Monday, 30 January 2012

Teach your children Circassian!



Since Circassian language and culture in the Caucasus and diaspora are under great pressure (more so in the latter than the former) due to assimilation, every effort must be made to check the decline of Circassian heritage. This short essay attempts to underscore the effectiveness of teaching Circassian children their mother tongue as a method of language (and cultural) revival.

Children before the age of three have an uncanny ability to learn many languages and adopt them as native ones (if the process of teaching is taken to the end). In theory, there is no limit to the number of languages that a small child can master, but in practice two or even three languages are quite manageable. The effort on the parents’ part is minimal. All the father and mother need to do is to speak the languages with one another and with the child. The baby has only to listen. A child has no predisposed preference for any language. He/she will absorb anything and everything you expose him/her to. Small children are such marvellous creatures!

However, apathy and ignorance are stubborn foes. Some people think that teaching children more than one language is detrimental to their future mastery of a single one.
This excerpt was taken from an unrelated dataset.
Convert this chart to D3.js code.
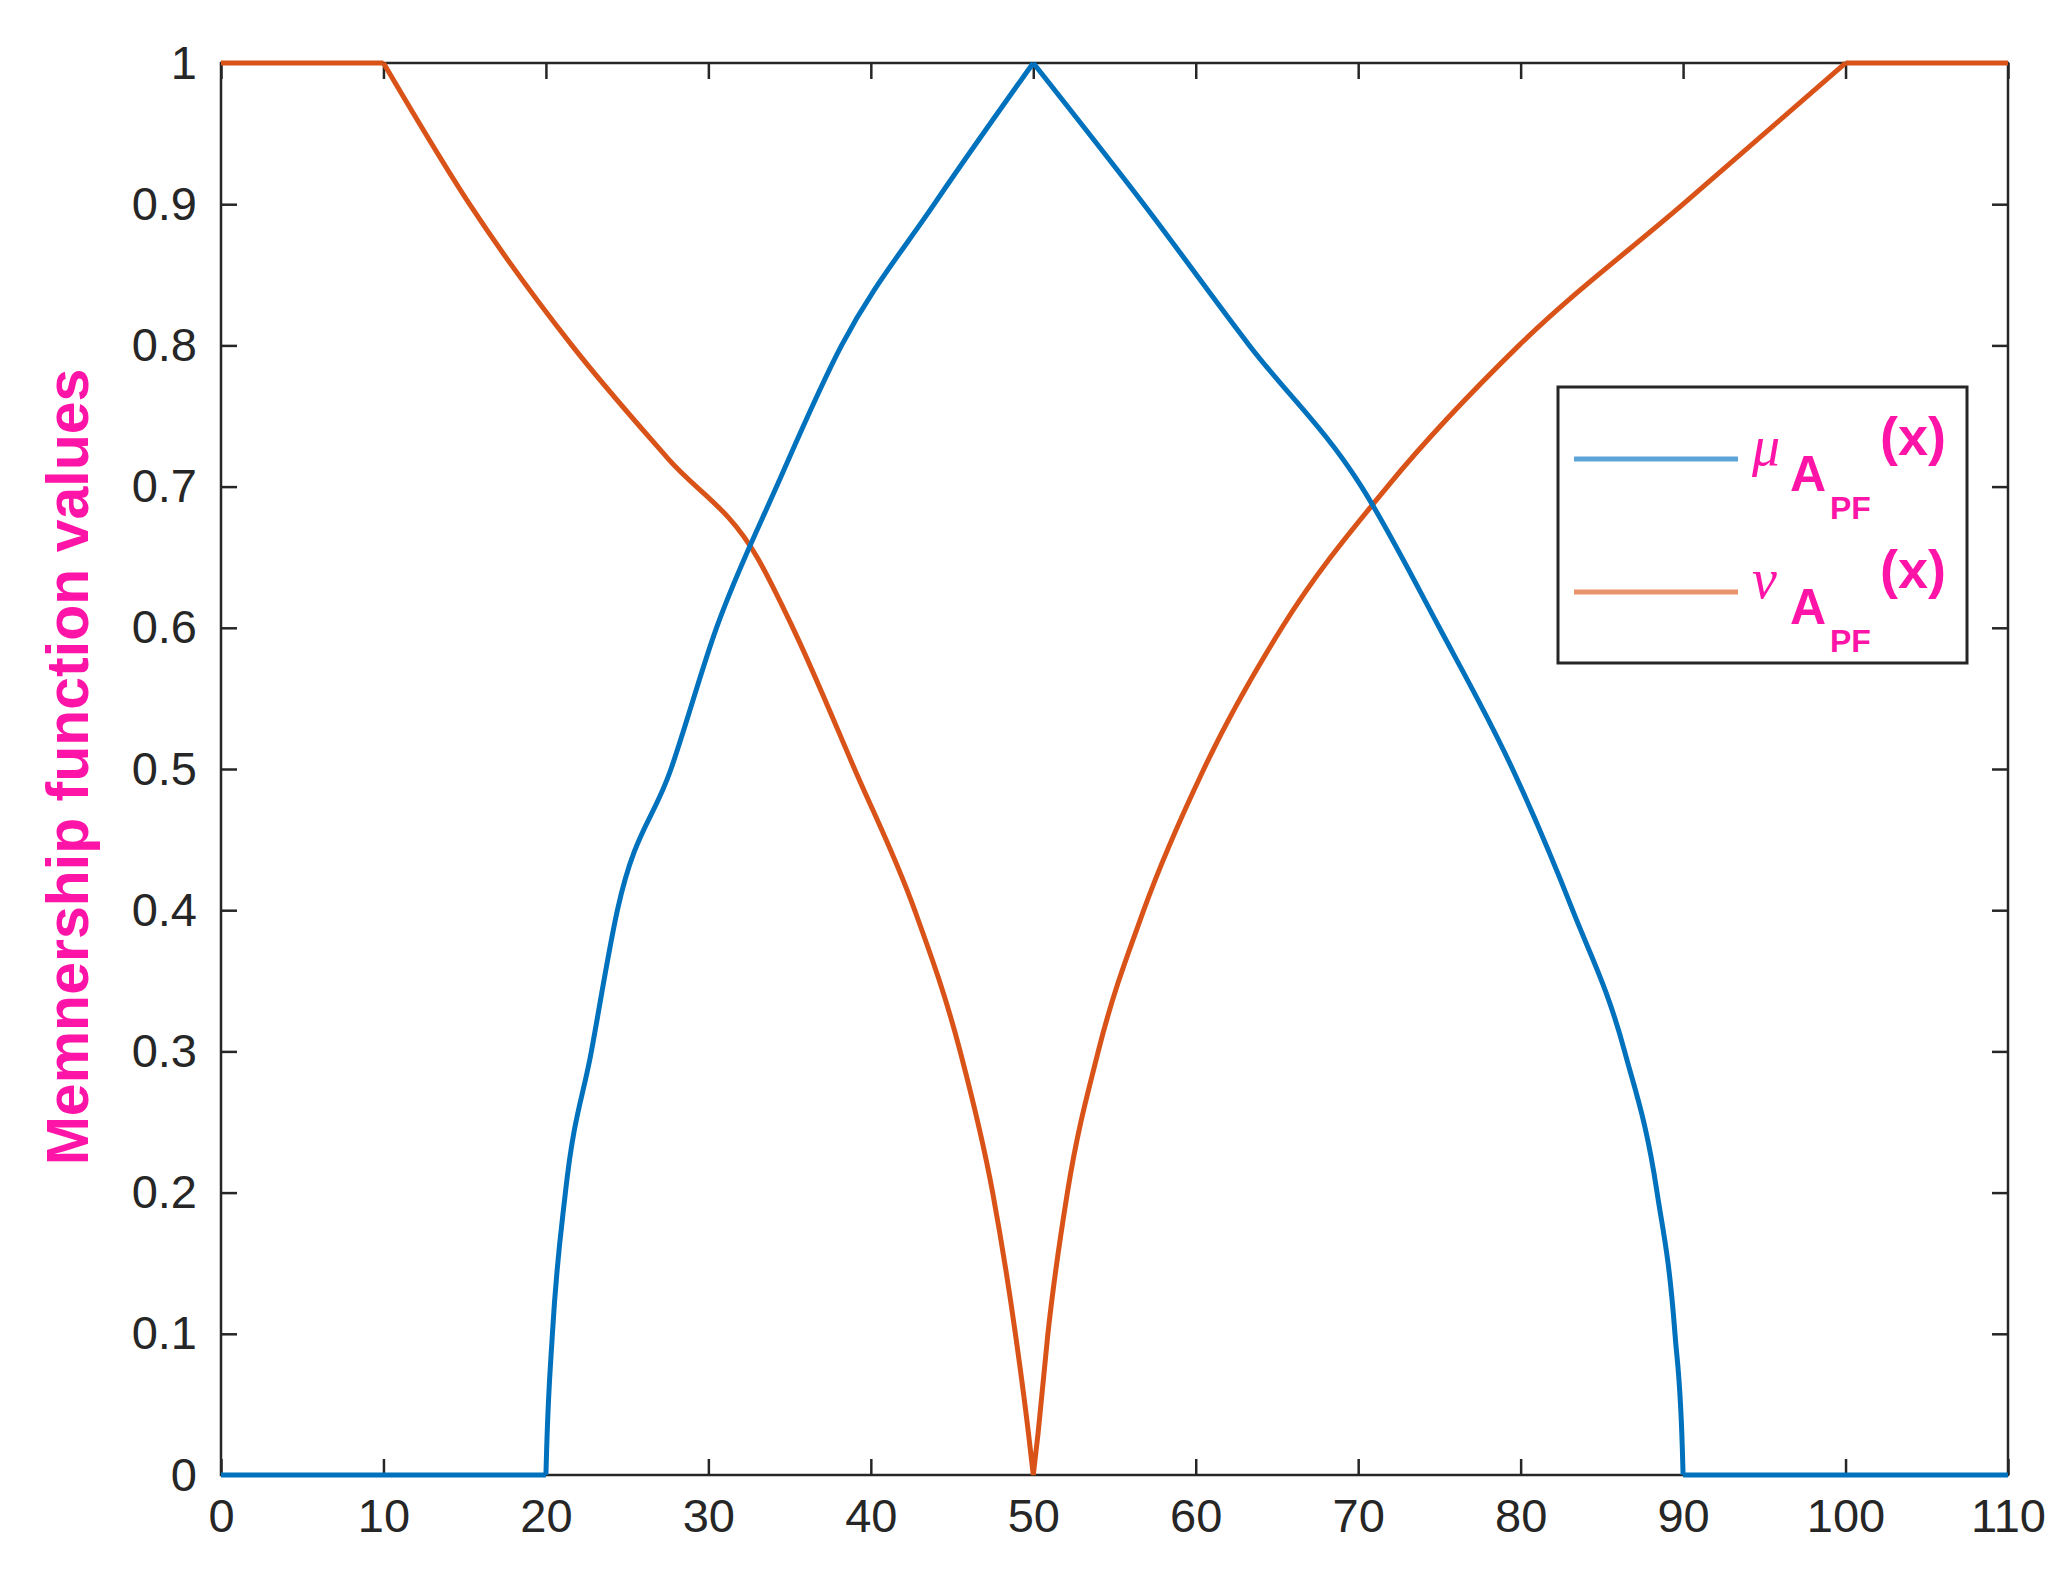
<!DOCTYPE html>
<html><head><meta charset="utf-8">
<script src="https://cdn.jsdelivr.net/npm/d3@7"></script>
<style>body{margin:0;background:#fff}</style>
</head><body>
<svg id="plot" width="2062" height="1589"></svg>
<script>
// values
const muX = [0, 20, 20.05, 20.4, 21.2, 22.8, 24.4, 27.7, 30.5, 34.2, 38.2, 43.9, 50, 56.8, 63.3, 70.2, 75, 79.5, 83.2, 86.4, 88.4, 89.5, 89.95, 90, 110];
const muY = [0, 0, 0.02, 0.1, 0.2, 0.3, 0.4, 0.5, 0.6, 0.7, 0.8, 0.9, 1, 0.9, 0.8, 0.7, 0.6, 0.5, 0.4, 0.3, 0.2, 0.1, 0.02, 0, 0];
const muBreaks = [20, 50, 90];
const nuX = [0, 10, 15.3, 21.6, 27.5, 33, 35.2, 39, 42.7, 45.5, 47.5, 48.9, 49.7, 50, 50.3, 50.9, 52.1, 54, 56.8, 60.5, 65.3, 71.8, 79.9, 90, 100, 110];
const nuY = [1, 1, 0.9, 0.8, 0.72, 0.65, 0.6, 0.5, 0.4, 0.3, 0.2, 0.1, 0.03, 0, 0.03, 0.1, 0.2, 0.3, 0.4, 0.5, 0.6, 0.7, 0.8, 0.9, 1, 1];
const nuBreaks = [10, 50, 100];
const xTicks = d3.range(0, 111, 10);
const yTicks = d3.range(0, 1.01, 0.1);

const svg = d3.select("#plot");
const margin = {left: 221, right: 54, top: 63, bottom: 114};
const W = 2062 - margin.left - margin.right, H = 1589 - margin.top - margin.bottom;
const g = svg.append("g").attr("transform", `translate(${margin.left},${margin.top})`);

const x = d3.scaleLinear().domain([0, 110]).range([0, W]);
const y = d3.scaleLinear().domain([0, 1]).range([H, 0]);

const fmt = d => (Math.round(d * 10) / 10).toString();
const style = a => a.call(s => s.select(".domain").remove())
  .call(s => s.selectAll("line").attr("stroke", "#262626").attr("stroke-width", 2.5))
  .call(s => s.selectAll("text").attr("fill", "#262626").attr("font-family", "Liberation Sans, Arial").attr("font-size", 47));

g.append("g").attr("transform", `translate(0,${H})`)
  .call(d3.axisBottom(x).tickValues(xTicks).tickSize(-16).tickPadding(24)).call(style);
g.append("g").call(d3.axisTop(x).tickValues(xTicks).tickSize(-16).tickFormat("")).call(style);
g.append("g").call(d3.axisLeft(y).tickValues(yTicks).tickSize(-16).tickPadding(24).tickFormat(fmt)).call(style);
g.append("g").attr("transform", `translate(${W},0)`)
  .call(d3.axisRight(y).tickValues(yTicks).tickSize(-16).tickFormat("")).call(style);
g.append("rect").attr("width", W).attr("height", H).attr("fill", "none")
  .attr("stroke", "#262626").attr("stroke-width", 2.5);

// split a series at its kinks so each smooth piece gets its own curve
function pieces(xs, ys, breaks) {
  const pts = d3.zip(xs, ys), out = [];
  let cur = [];
  pts.forEach(p => {
    cur.push(p);
    if (breaks.includes(p[0])) { out.push(cur); cur = [p]; }
  });
  if (cur.length > 1) out.push(cur);
  return out;
}
const line = d3.line().x(d => x(d[0])).y(d => y(d[1])).curve(d3.curveMonotoneX);
const drawSeries = (xs, ys, br, c) => g.append("path")
  .attr("d", pieces(xs, ys, br).map(line).join(""))
  .attr("fill", "none").attr("stroke", c).attr("stroke-width", 5).attr("stroke-linejoin", "round");
drawSeries(nuX, nuY, nuBreaks, "#D95319");
drawSeries(muX, muY, muBreaks, "#0072BD");

// y label
svg.append("text").attr("transform", "translate(88,767) rotate(-90)")
  .attr("text-anchor", "middle").attr("font-family", "Liberation Sans, Arial")
  .attr("font-weight", "bold").attr("font-size", 59).attr("fill", "#FF14A8")
  .text("Memnership function values");

// legend
const lg = svg.append("g");
lg.append("rect").attr("x", 1558).attr("y", 387).attr("width", 409).attr("height", 276)
  .attr("fill", "#fff").attr("stroke", "#262626").attr("stroke-width", 3);
const items = [{sym: "μ", c: "#5DA5D8", yy: 459}, {sym: "ν", c: "#E8946C", yy: 592}];
items.forEach(it => {
  lg.append("line").attr("x1", 1574).attr("x2", 1738).attr("y1", it.yy).attr("y2", it.yy)
    .attr("stroke", it.c).attr("stroke-width", 5);
  const t = lg.append("text").attr("fill", "#FF14A8").attr("font-family", "Liberation Sans, Arial");
  t.append("tspan").attr("x", 1752).attr("y", it.yy + 6).attr("font-family", "Liberation Serif")
    .attr("font-style", "italic").attr("font-size", 56).text(it.sym);
  t.append("tspan").attr("x", 1790).attr("y", it.yy + 32).attr("font-weight", "bold").attr("font-size", 50).text("A");
  t.append("tspan").attr("x", 1830).attr("y", it.yy + 60).attr("font-weight", "bold").attr("font-size", 32).text("PF");
  t.append("tspan").attr("x", 1880).attr("y", it.yy - 4).attr("font-weight", "bold").attr("font-size", 54).text("(x)");
});
</script>
</body></html>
This is utterly incorrect, and research even suggests that poly-glotchildren tend to be more culturally advanced than their mono-lingual counterparts. Language hues the way we perceive the world, so the more mother languages that we have, the wider are the horizons of our perceptions. This is food for thought.

If parents are properly informed about the advantages of multi-lingualism, then many of them will undoubtedly choose to teach their children more than one language. The dissemination of this information must be done through the mass media and by issuing booklets targeted at the nuclear family, which is the back-bone of any meaningful revival of the Circassian language and culture.

Apathy results when parents are presented with the facts and they choose to ignore them. This is fine because nobody can be coerced in this respect. However, some parents lack the option of teaching their children their mother tongue because they are ignorant of it. This is the case with the majority of 
Circassians in the diapsora. Nevertheless, if the will is there, it is possible to devise other ways of exposing the children to Circassian, like involving the grandparents if they are alive, or other relatives who are conversant with the language.

In short, if a child is taught his/her mother tongue, he/she will benefit greatly in more than one respect: he/she will learn an extra language; he/she will expand his cultural horizon; he/she will not lose his linguistic identity, and last but not least he/she will become an interactive member of his linguistic community and shall be able to learn and appreciate his/her culture and national ethos.